Faut-il souligner une fois de plus que rien n’est plus éloigné de Krazy Kat que l’intention moralisante ? Lorsqu’il arrive qu’une ‘sentence’ soit formulée, elle est aussitôt ridiculisée par la grandiloquence de Pupp qui abuse aussi souvent qu’il le peut de la rhétorique officielle la plus pompeuse, ou disqualifiée par l’incurable ingénuité de Krazy. ‘Riche aujourd’hui, pauvre demain’, déclare par exemple Krazy le 23 septembre 1921 : son rêve – en forme d’œuf ! - de ‘poultry business’ s’est effondré parce qu’elle a malencontreusement cassé le seul œuf qu’elle possédait.

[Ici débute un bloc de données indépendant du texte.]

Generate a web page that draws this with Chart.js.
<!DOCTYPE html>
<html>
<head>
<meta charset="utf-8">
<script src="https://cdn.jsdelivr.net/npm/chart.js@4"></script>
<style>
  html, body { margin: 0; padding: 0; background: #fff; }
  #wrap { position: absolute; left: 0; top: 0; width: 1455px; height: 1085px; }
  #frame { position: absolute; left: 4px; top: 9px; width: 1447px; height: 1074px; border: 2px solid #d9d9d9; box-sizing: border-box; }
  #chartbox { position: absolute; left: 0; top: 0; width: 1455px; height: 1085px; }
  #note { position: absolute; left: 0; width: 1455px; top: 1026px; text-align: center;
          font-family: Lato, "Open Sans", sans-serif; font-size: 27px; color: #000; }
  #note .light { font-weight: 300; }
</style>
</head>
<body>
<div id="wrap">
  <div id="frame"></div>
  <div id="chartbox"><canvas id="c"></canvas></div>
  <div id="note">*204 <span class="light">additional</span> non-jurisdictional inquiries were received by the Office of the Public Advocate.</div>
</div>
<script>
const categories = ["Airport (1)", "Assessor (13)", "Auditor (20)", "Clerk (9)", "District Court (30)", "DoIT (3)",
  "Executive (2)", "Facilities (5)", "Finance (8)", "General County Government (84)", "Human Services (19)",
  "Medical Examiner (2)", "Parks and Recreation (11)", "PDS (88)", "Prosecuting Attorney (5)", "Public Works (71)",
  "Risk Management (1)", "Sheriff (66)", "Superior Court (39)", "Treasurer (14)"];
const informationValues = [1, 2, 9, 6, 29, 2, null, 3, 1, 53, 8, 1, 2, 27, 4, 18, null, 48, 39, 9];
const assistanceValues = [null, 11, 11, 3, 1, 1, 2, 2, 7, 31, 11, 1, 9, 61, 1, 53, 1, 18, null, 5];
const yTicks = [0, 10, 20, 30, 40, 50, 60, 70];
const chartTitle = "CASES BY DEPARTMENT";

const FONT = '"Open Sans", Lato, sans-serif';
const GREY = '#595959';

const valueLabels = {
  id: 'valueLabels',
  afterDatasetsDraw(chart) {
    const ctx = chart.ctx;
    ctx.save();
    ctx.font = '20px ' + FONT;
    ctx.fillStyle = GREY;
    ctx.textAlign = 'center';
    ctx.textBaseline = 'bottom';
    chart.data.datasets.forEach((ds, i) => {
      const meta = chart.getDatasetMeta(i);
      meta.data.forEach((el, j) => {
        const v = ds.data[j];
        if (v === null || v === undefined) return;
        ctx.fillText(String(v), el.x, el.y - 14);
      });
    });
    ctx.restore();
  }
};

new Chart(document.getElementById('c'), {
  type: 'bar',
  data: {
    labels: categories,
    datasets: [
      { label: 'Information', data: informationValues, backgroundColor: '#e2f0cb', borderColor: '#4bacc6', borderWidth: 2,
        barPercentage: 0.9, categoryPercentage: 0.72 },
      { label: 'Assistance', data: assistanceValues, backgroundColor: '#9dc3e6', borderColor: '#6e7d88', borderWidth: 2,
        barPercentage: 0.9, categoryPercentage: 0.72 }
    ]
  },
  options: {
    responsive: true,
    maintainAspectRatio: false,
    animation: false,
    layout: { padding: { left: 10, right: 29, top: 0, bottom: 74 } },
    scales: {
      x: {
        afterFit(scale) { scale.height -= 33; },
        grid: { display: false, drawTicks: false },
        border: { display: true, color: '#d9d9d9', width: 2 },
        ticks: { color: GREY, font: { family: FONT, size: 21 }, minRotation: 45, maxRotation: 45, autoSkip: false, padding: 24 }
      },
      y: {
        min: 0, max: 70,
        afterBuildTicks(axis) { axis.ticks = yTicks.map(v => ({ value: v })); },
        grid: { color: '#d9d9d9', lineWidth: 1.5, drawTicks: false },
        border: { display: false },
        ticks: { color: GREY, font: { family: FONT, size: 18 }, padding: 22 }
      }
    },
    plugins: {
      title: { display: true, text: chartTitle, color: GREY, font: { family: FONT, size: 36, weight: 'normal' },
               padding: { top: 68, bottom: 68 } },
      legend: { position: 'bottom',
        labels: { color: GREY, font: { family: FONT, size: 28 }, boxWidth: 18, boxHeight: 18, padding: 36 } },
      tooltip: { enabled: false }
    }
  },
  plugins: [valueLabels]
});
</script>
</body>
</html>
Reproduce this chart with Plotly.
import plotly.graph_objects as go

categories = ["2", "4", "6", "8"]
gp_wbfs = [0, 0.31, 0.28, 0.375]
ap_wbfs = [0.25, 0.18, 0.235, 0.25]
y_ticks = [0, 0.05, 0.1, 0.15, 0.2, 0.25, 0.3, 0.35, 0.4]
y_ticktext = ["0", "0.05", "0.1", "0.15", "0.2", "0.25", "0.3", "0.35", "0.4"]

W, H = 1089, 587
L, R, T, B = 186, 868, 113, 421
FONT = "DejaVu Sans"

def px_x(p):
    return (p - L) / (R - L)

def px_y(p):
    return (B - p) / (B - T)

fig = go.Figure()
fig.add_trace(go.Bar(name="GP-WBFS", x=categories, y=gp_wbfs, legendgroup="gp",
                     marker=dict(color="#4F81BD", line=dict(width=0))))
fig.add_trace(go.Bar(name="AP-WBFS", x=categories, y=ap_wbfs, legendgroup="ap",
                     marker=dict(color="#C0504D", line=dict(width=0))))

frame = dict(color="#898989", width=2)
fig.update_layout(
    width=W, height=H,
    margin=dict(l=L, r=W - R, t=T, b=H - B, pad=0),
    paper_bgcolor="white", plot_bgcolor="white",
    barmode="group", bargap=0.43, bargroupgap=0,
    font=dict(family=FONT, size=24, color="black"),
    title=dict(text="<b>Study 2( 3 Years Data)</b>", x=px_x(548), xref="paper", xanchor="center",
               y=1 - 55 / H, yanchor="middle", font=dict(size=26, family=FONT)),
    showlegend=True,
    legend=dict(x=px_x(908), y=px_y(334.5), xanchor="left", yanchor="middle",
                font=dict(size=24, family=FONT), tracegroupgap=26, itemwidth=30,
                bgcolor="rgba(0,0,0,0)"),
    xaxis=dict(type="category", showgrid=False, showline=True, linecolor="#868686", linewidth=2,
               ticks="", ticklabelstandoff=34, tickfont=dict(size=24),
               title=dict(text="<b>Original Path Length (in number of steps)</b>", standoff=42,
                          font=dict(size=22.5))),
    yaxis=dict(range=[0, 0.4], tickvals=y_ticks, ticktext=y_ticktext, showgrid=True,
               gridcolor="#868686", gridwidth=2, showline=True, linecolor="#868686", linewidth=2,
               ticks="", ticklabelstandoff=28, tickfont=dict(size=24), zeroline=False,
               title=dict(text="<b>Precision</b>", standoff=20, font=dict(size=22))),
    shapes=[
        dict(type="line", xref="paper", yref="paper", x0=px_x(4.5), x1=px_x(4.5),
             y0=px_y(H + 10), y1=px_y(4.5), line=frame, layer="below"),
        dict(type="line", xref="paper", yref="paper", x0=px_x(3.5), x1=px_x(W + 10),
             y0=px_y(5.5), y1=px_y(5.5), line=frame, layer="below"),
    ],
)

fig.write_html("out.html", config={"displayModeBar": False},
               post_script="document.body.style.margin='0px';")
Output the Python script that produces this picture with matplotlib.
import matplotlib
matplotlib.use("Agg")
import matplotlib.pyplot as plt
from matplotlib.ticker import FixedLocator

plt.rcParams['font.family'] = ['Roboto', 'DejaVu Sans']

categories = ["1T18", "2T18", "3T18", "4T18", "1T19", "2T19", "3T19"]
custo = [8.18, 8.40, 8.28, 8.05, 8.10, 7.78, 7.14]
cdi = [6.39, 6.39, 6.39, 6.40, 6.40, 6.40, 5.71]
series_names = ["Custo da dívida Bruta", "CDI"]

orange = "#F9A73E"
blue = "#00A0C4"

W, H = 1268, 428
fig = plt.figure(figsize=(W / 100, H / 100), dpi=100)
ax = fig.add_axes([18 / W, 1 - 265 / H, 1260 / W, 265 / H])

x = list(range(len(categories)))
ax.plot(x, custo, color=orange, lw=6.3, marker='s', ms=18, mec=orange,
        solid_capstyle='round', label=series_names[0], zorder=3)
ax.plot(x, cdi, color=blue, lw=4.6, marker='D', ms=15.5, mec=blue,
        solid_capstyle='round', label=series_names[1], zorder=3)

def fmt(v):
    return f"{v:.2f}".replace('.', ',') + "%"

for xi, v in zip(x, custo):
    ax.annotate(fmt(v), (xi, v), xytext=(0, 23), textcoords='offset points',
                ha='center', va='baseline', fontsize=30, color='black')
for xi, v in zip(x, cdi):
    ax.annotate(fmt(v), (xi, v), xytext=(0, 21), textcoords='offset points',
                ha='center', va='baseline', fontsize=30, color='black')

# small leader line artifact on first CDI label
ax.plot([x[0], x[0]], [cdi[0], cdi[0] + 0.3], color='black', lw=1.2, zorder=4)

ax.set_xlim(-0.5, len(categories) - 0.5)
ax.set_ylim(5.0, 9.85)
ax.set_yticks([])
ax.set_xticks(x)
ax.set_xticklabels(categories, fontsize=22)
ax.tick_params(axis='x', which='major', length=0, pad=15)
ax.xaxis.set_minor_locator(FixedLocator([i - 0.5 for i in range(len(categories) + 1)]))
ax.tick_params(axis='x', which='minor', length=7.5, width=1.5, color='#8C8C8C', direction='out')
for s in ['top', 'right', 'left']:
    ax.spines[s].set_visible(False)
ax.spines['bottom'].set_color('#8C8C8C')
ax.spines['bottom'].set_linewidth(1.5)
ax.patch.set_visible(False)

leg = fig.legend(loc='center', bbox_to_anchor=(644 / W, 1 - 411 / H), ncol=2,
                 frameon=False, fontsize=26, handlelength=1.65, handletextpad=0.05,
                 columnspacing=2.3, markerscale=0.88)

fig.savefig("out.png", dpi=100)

La brique lancée par Ignatz la console aussitôt, rachète toutes ses déconvenues, comme elle accroît ses succès, comblant en toutes circonstances son cœur résigné et compatissant. Le strip le plus bref invite à aller plus loin que l’apparent message qui peut avoir été délivré, se tient au bord d’une signifiance qui paresse, qui hésite à naître. Anti-narration, Krazy Kat est aussi une anti-fable. La bande a l’invraisemblance propre aux compositions symboliques, ce que nous rappelle aussi son libre jeu avec la polysémie (la brique est le symbole de l’amour pour Krazy, de l’aversion pour Ignatz, du péché pour l’agent de police Pupp), avec ce qui ne symbolise rien, la transformation continuelle du paysage à l’arrière-plan, une montagne devenant à la case suivante un cactus en pot, puis un paquebot, puis une surface zébrée de rayures ou décorée de cercles, avant de redevenir peut-être une formation rocheuse typique de Monument Valley et de l’Enchanted Mesa. Pendant que Krazy et Ignatz devisent, un arbre se transforme en mur, la nuit en jour. Ce flux perpétuel, héraclitéen du décor dans lequel se déroule l’unique histoire possible, celle de Krazy, Ignatz et la brique, en souligne la stabilité inéluctable. L’emblème n’est jamais aussi drôle, bien sûr, ni aussi fidèle à un motif unique (seuls les enfants des emblèmes d’amour profane et sacré de Van Veen sont comparables à Krazy et Ignatz, la brique étant peut-être le désir, ou la grâce divine). Comment comparer la vitalité inépuisable, la féerie, la fraîcheur du comique de Krazy Kat aux qualités de l’emblème ? Mais faut-il chercher leur parenté dans des traits structurels, voire plus simplement dans ceux qui stimulent notre imagination et notre intellect ? Ne réside-t-elle pas plutôt dans le rapport précis, défini, entre la ligne et la page, le thème et la structure, dans la relation parfaite entre lettre et image, qui dans cette bande dessinée tout particulièrement sont dans une adéquation, une simultanéité remarquables, une coïncidence et une plénitude qui sont celles de la vie même, la plume traçant figures, mots et autres signes d’un seul geste et d’une seule encre, contrairement aux œuvres où dessinateur et scénariste coopèrent ? Ainsi le principe de l’emblème se trouve-t-il miraculeusement ressuscité dans Krazy Kat, sous des dehors apparemment puérils, grâce à des créatures enfantées par la fantaisie et le tendre humour qui est la forme la plus raffinée de la sagesse.